带着绝望情绪的声线飘进耳朵里,针尖似的刺的陆楠一阵心疼,却强迫自己不去看他。“我们还是朋友,谢谢你爱了我那么多年。”
“可你并不稀罕。”厉漠北的眼底的疲惫和无力根本无法掩饰,落在她的肩头的手无意识收紧力道,语气倏然变得凌厉。“你轻易的将我放弃,你的未来里从来没有我,你根本没有……”
剩下的话被护士打断,厉漠北颓然收回手,起身过去扎针。
胃疼的他的步子都虚起来,摇摇晃晃,仿佛一瞬间被抽空了所有的力气。
陆楠收回视线,下意识的望着他有些孤独的背影,心里说不出的酸涩,胸口闷的几乎喘不上气来。

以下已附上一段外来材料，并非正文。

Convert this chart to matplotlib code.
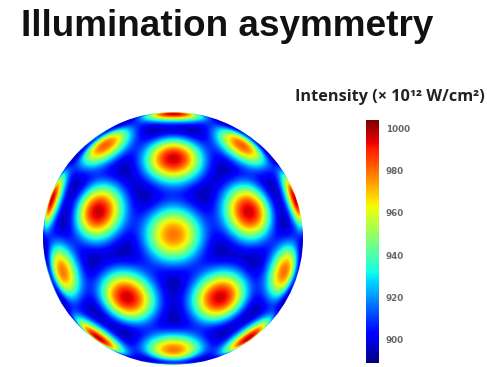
import numpy as np
import matplotlib
matplotlib.use("Agg")
import matplotlib.pyplot as plt
from matplotlib.patches import Ellipse

# colour scale of the intensity map (x 10^12 W/cm^2)
cbar_ticks = [900, 920, 940, 960, 980, 1000]
cbar_min = 889
cbar_max = 1004

# background level between the beam spots
base_intensity = 880
# peak intensity of the spots: 12 at icosahedron vertices, 20 at dodecahedron vertices
icosa_peaks = [979, 982, 982, 979, 979, 980, 980, 980, 980, 980, 980, 980]
dodeca_peaks = [996, 997, 996, 996, 996,
                997, 997, 997, 997, 997,
                996, 996, 996, 996, 996,
                996, 996, 996, 996, 996]
spot_width_deg = 13.6
spot_shape = 2.2


def sph(theta, phi):
    t, p = np.radians(theta), np.radians(phi)
    return np.array([np.sin(t) * np.cos(p), np.sin(t) * np.sin(p), np.cos(t)])


# spot directions, view axis along an icosahedron vertex
icosa_dirs = [sph(0, 0)]
icosa_dirs += [sph(63.435, 54 + 72 * k) for k in range(5)]
icosa_dirs += [sph(116.565, 90 + 72 * k) for k in range(5)]
icosa_dirs += [sph(180, 0)]
dodeca_dirs = [sph(37.377, 90 + 72 * k) for k in range(5)]
dodeca_dirs += [sph(79.188, 90 + 72 * k) for k in range(5)]
dodeca_dirs += [sph(100.812, 54 + 72 * k) for k in range(5)]
dodeca_dirs += [sph(142.623, 54 + 72 * k) for k in range(5)]

dirs = np.array(icosa_dirs + dodeca_dirs)
peaks = np.array(icosa_peaks + dodeca_peaks)

# small tilt of the sphere towards the bottom
tilt = np.radians(-1.8)
rot = np.array([[1, 0, 0],
                [0, np.cos(tilt), -np.sin(tilt)],
                [0, np.sin(tilt), np.cos(tilt)]])
dirs = dirs @ rot.T

n = 500
xs = np.linspace(-1, 1, n)
X, Y = np.meshgrid(xs, xs)
R2 = X ** 2 + Y ** 2
Z = np.sqrt(np.clip(1 - R2, 0, None))
P = np.stack([X, Y, Z], axis=-1)

field = np.full(X.shape, float(base_intensity))
for d, pk in zip(dirs, peaks):
    ang = np.degrees(np.arccos(np.clip(P @ d, -1, 1)))
    field += (pk - base_intensity) * np.exp(-(ang / spot_width_deg) ** spot_shape)
field[R2 > 1.02] = np.nan

W, H = 487, 367
fig = plt.figure(figsize=(W / 100, H / 100), dpi=100)
fig.patch.set_facecolor("white")

ax = fig.add_axes([43 / W, (H - 365) / H, 260 / W, 253 / H])
im = ax.imshow(field, cmap="jet", vmin=cbar_min, vmax=cbar_max,
               extent=[-1, 1, -1, 1], origin="lower", aspect="auto",
               interpolation="bilinear")
clip = Ellipse((0, 0), 2, 2, transform=ax.transData)
im.set_clip_path(clip)
ax.set_xlim(-1, 1)
ax.set_ylim(-1, 1)
ax.axis("off")

cax = fig.add_axes([366 / W, (H - 363) / H, 13 / W, 243 / H])
cb = fig.colorbar(im, cax=cax, ticks=cbar_ticks)
cb.outline.set_visible(False)
cax.tick_params(length=0, pad=5, labelsize=6.3, labelcolor="#666666")
for t in cax.get_yticklabels():
    t.set_fontweight("bold")

fig.text(21 / W, 1 - 27 / H, "Illumination asymmetry", fontsize=26.6,
         fontweight="bold", family="Liberation Sans", va="center", ha="left",
         color="#111111")
fig.text(485 / W, 1 - 97 / H, "Intensity (× 10¹² W/cm²)", fontsize=11.7,
         fontweight="bold", family="Open Sans", va="center", ha="right",
         color="#222222")

fig.savefig("out.png", dpi=100)
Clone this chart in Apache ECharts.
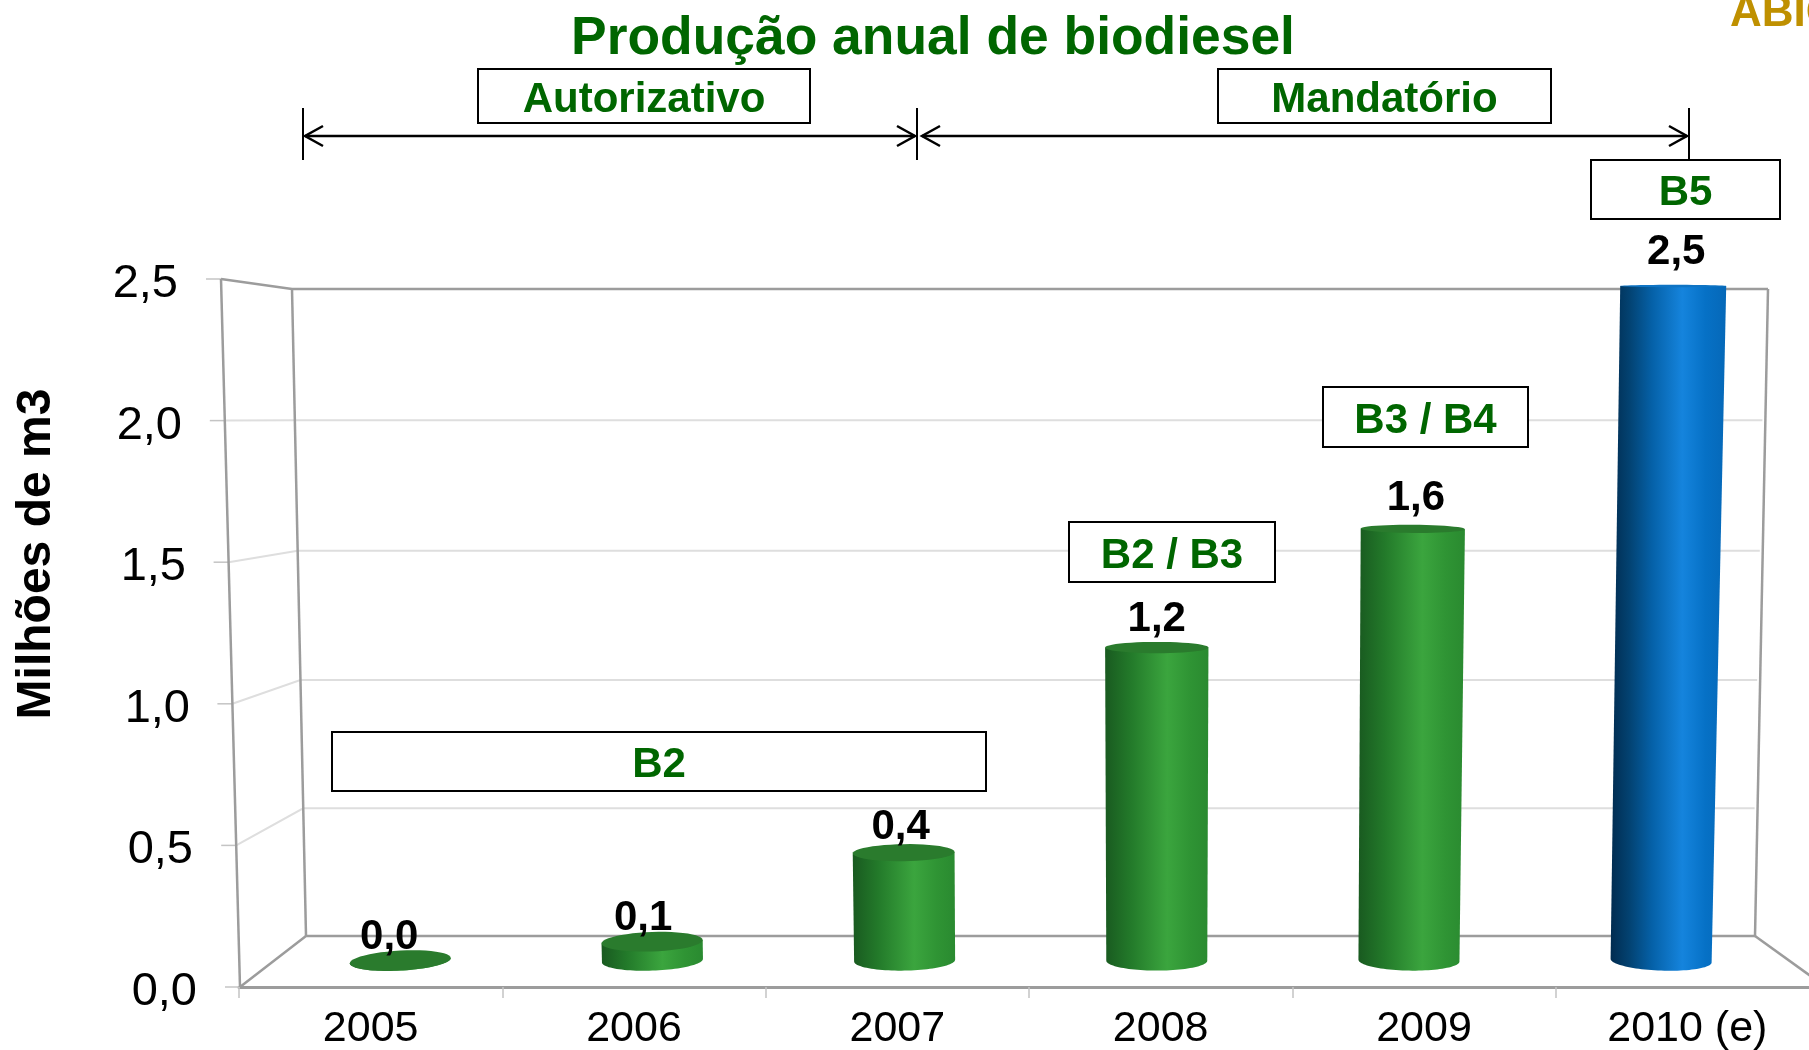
<!DOCTYPE html>
<html>
<head>
<meta charset="utf-8">
<style>html,body{margin:0;padding:0;background:#fff;overflow:hidden}#c{width:1809px;height:1050px}</style>
<script src="https://cdn.jsdelivr.net/npm/echarts@6/dist/echarts.min.js"></script>
</head>
<body>
<div id="c"></div>
<script>
// ---- data ----
const categories = ['2005', '2006', '2007', '2008', '2009', '2010 (e)'];
const production = [0.0, 0.07, 0.4, 1.16, 1.6, 2.5];
const yTicks = [0, 0.5, 1, 1.5, 2, 2.5];
const titleText = 'Produção anual de biodiesel';
const yName = 'Milhões de m3';
const phaseBoxes = ['Autorizativo', 'Mandatório', 'B5', 'B3 / B4', 'B2 / B3', 'B2'];
const barKinds = ['green', 'green', 'green', 'green', 'green', 'blue'];

// ---- styling and layout of the 3D frame ----
const FONT = '"Liberation Sans", Arial, sans-serif';
const GREEN = '#006600';
const gradients = {
  green: [[0, '#195a20'], [0.25, '#237a2a'], [0.6, '#3ba53e'], [0.82, '#2f9434'], [1, '#2a8a30']],
  blue: [[0, '#012c50'], [0.16, '#034271'], [0.36, '#0561a8'], [0.62, '#1584dd'], [0.82, '#0671c6'], [1, '#0568b8']]
};
const capColors = { green: '#2a7b2d', blue: '#0f74c4' };
const frame = {
  frontTopX: 221, frontBottomX: 240, backTopX: 292, backBottomX: 306,
  backTopY: 289, backBottomY: 936, backBow: 3, rightTopX: 1768, rightBottomX: 1755, rightFloorEndX: 1825
};
const boxRects = [
  [478, 69, 332, 54], [1218, 69, 333, 54], [1591, 160, 189, 59],
  [1323, 387, 205, 60], [1069, 522, 206, 60], [332, 732, 654, 59]
];
const labelNudgeX = [-11, -9, -3, 0, 3, 3];
const mmArrowY = 136;

const toComma = v => v.toFixed(1).replace('.', ',');

const labelRich = { t: { fontFamily: FONT, fontSize: 47, color: '#000' } };
yTicks.forEach(v => { labelRich['p' + Math.round(v * 10)] = { width: Math.round(v * 7.4), height: 1 }; });

function frameItem(params, api) {
  const v = api.value(1);
  const p = api.coord([0, v]);
  const frontBottom = api.coord([0, 0])[1];
  const frontTop = api.coord([0, 2.5])[1];
  const f = (frontBottom - p[1]) / (frontBottom - frontTop);
  const fx = frame.frontBottomX + (frame.frontTopX - frame.frontBottomX) * f;
  const bx = frame.backBottomX + (frame.backTopX - frame.backBottomX) * f;
  const by = frame.backBottomY + (frame.backTopY - frame.backBottomY) * f + frame.backBow * Math.sin(Math.PI * f);
  const rx = frame.rightBottomX + (frame.rightTopX - frame.rightBottomX) * f;
  const isTop = v === 2.5, isFloor = v === 0;
  const dark = isTop || isFloor;
  const stroke = dark ? '#9c9c9c' : '#dedede';
  const children = [
    { type: 'line', shape: { x1: fx - 15, y1: p[1], x2: fx, y2: p[1] }, style: { stroke: '#c4c4c4', lineWidth: 1.5 } },
    { type: 'polyline', shape: { points: [[fx, p[1]], [bx, by], [rx - (dark ? 0 : 3), by]] }, style: { stroke, lineWidth: dark ? 2.5 : 2, fill: null } }
  ];
  if (isFloor) {
    children.push({ type: 'line', shape: { x1: rx, y1: by, x2: frame.rightFloorEndX, y2: by + (frame.rightFloorEndX - rx) * 0.72 }, style: { stroke, lineWidth: 2.5 } });
  }
  return { type: 'group', children };
}

function frameEdges(params, api) {
  const top = api.coord([0, 2.5])[1], bottom = api.coord([0, 0])[1];
  const edge = (x1, y1, x2, y2) => ({ type: 'line', shape: { x1, y1, x2, y2 }, style: { stroke: '#9c9c9c', lineWidth: 2.5 } });
  return { type: 'group', children: [
    edge(frame.frontTopX, top, frame.frontBottomX, bottom),
    edge(frame.backTopX, frame.backTopY, frame.backBottomX, frame.backBottomY),
    edge(frame.rightTopX, frame.backTopY, frame.rightBottomX, frame.backBottomY)
  ] };
}

function ellipsePts(cx, cy, rx, ry, rot, from, to) {
  const pts = [], n = 48, t = Math.tan(rot);
  for (let i = 0; i <= n; i++) {
    const a = from + (to - from) * i / n;
    const dx = rx * Math.cos(a);
    pts.push([cx + dx, cy + ry * Math.sin(a) + dx * t]);
  }
  return pts;
}

function cylinderItem(params, api) {
  const i = api.value(0), v = api.value(1);
  const base = api.coord([i, 0]);
  const head = api.coord([i, v]);
  const mid = api.coord([2.5, 0])[0];
  const rel = v / 2.5;
  const off = base[0] - mid;
  const topX = base[0] + off * 0.024 * rel;
  const rBase = 50.5, rTop = rBase + 2.5 * rel;
  const ryBase = 10, ryTop = Math.max(1.2, 10 * (1 - v / 2.7));
  const rot = 2.5 * Math.PI / 180 * off / 630;
  const rotTop = rot * (1 - rel);
  const kind = barKinds[i];
  const bodyPts = [[topX - rTop, head[1] - (rTop * Math.tan(rotTop))]]
    .concat(ellipsePts(base[0], base[1], rBase, ryBase, rot, Math.PI, 0))
    .concat([[topX + rTop, head[1] + (rTop * Math.tan(rotTop))]]);
  const fill = new echarts.graphic.LinearGradient(0, 0, 1, 0,
    gradients[kind].map(s => ({ offset: s[0], color: s[1] })));
  return { type: 'group', children: [
    { type: 'polygon', shape: { points: bodyPts }, style: { fill } },
    { type: 'polygon', shape: { points: ellipsePts(topX, head[1], rTop, ryTop, rotTop, 0, Math.PI * 2) }, style: { fill: capColors[kind] } },
    { type: 'text', style: {
      text: toComma(v), x: topX + labelNudgeX[i], y: head[1] - 23 - 11 * rel,
      align: 'center', verticalAlign: 'middle',
      font: 'bold 42px ' + FONT, fill: '#000'
    }, z2: 10 }
  ] };
}

function arrow(x1, x2) {
  const y = mmArrowY, L = 18, H = 10, st = { stroke: '#000', lineWidth: 2.5, fill: null };
  return [
    { type: 'line', z: 50, shape: { x1, y1: y, x2, y2: y }, style: st },
    { type: 'polyline', z: 50, shape: { points: [[x1 + L, y - H], [x1, y], [x1 + L, y + H]] }, style: st },
    { type: 'polyline', z: 50, shape: { points: [[x2 - L, y - H], [x2, y], [x2 - L, y + H]] }, style: st }
  ];
}
const vbar = x => ({ type: 'line', z: 50, shape: { x1: x, y1: 108, x2: x, y2: 160 }, style: { stroke: '#000', lineWidth: 2 } });

const graphicEls = [
  ...arrow(305, 915), ...arrow(922, 1687),
  vbar(303), vbar(917), vbar(1689),
  ...phaseBoxes.map((t, i) => {
    const r = boxRects[i];
    return {
      type: 'rect', z: 60,
      shape: { x: r[0], y: r[1], width: r[2], height: r[3] },
      style: { fill: '#fff', stroke: '#000', lineWidth: 2 }
    };
  }),
  ...phaseBoxes.map((t, i) => {
    const r = boxRects[i];
    return {
      type: 'text', z: 61, x: r[0] + r[2] / 2, y: r[1] + r[3] / 2 + 4,
      style: { text: t, font: 'bold 42px ' + FONT, fill: GREEN, align: 'center', verticalAlign: 'middle' }
    };
  }),
  { type: 'text', z: 60, x: 1730, y: -8, style: { text: 'ABIO', font: 'bold 44px ' + FONT, fill: '#bf9000', verticalAlign: 'top' } }
];

const chart = echarts.init(document.getElementById('c'), null, { renderer: 'canvas' });
chart.setOption({
  animation: false,
  backgroundColor: '#fff',
  title: { text: titleText, left: 928, top: 8, textAlign: 'center', textStyle: { fontFamily: FONT, fontWeight: 'bold', fontSize: 53.4, color: GREEN } },
  grid: [
    { left: 239, top: 279, width: 1580, height: 708, containLabel: false, outerBoundsMode: 'none' },
    { left: 274.2, top: 286, width: 1513, height: 674.6, containLabel: false, outerBoundsMode: 'none' }
  ],
  xAxis: [
    { type: 'category', gridIndex: 0, data: categories,
      axisLine: { show: true, lineStyle: { color: '#9c9c9c', width: 3 } },
      axisTick: { show: true, length: 11, lineStyle: { color: '#c4c4c4', width: 1.5 } },
      axisLabel: { fontFamily: FONT, fontSize: 43, color: '#000', margin: 21, hideOverlap: false } },
    { type: 'category', gridIndex: 1, data: categories, show: false }
  ],
  yAxis: [
    { type: 'value', gridIndex: 0, min: 0, max: 2.5, interval: 0.5,
      name: yName, nameLocation: 'middle', nameGap: 178, nameRotate: 90,
      nameTextStyle: { fontFamily: FONT, fontWeight: 'bold', fontSize: 48, color: '#000', padding: [0, 0, 0, 158] },
      axisLine: { show: false }, axisTick: { show: false }, splitLine: { show: false },
      axisLabel: { margin: 42, padding: [10, 0, 0, 0], formatter: v => `{t|${toComma(v)}}{p${Math.round(v * 10)}|}`, rich: labelRich } },
    { type: 'value', gridIndex: 1, min: 0, max: 2.5, interval: 0.5, show: false }
  ],
  series: [
    { type: 'custom', name: 'frame-grid', xAxisIndex: 0, yAxisIndex: 0, z: 1, clip: false, silent: true,
      data: yTicks.map(v => [0, v]), renderItem: frameItem },
    { type: 'custom', name: 'frame-edges', xAxisIndex: 0, yAxisIndex: 0, z: 1, clip: false, silent: true,
      data: [[0, 0]], renderItem: frameEdges },
    { type: 'custom', name: 'Produção', xAxisIndex: 1, yAxisIndex: 1, z: 5, clip: false,
      data: production.map((v, i) => [i, v]), renderItem: cylinderItem, encode: { x: 0, y: 1 } }
  ],
  graphic: { elements: graphicEls }
});
</script>
</body>
</html>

他能说动许音华和厉永新,她确实很意外。然而再怎么无所不能,也无法让那些流传过的谣言,从听过的人脑中洗去。寻常人家传出这种事,尚且被人指指点点,何况是许家。
就算许老教授还活着,听到这种谣言,怕是也会气得让他们暂时分开。
说到底,面子问题大过天。
经济、地位的不对等,在很大程度上注定他们走不到永远。即便许承洲及时收手放过,买卖的婚姻终究是原罪。
少顷,厉漠北挂上药水回来,神情落寞的坐下外的幽沉。陆楠克制着心底的异样情愫,递了瓶水过去,命令道:“睡一会,药水打完了我叫你。”
厉漠北把水接过来拧开喝了一口,手臂一伸,登时将她拉过来吻了下她的额头。“回答我一个问题……。”
“爱过。”陆楠抵住他的胸膛,微微蹙着眉,一双眸子清冷澄澈,一瞬不瞬的注视着他的眼睛。
厉漠北在她眼中看到狼狈不堪的自己,看到她眼底浓的化不开的倔强,忽然没了任何争辩的yù_wàng。
环顾一圈,唇边浮起苦涩的笑容,圈着她的身子,将水的盖子拧上,跟着将她的手拿开,低头在她脸上不轻不重的吻着。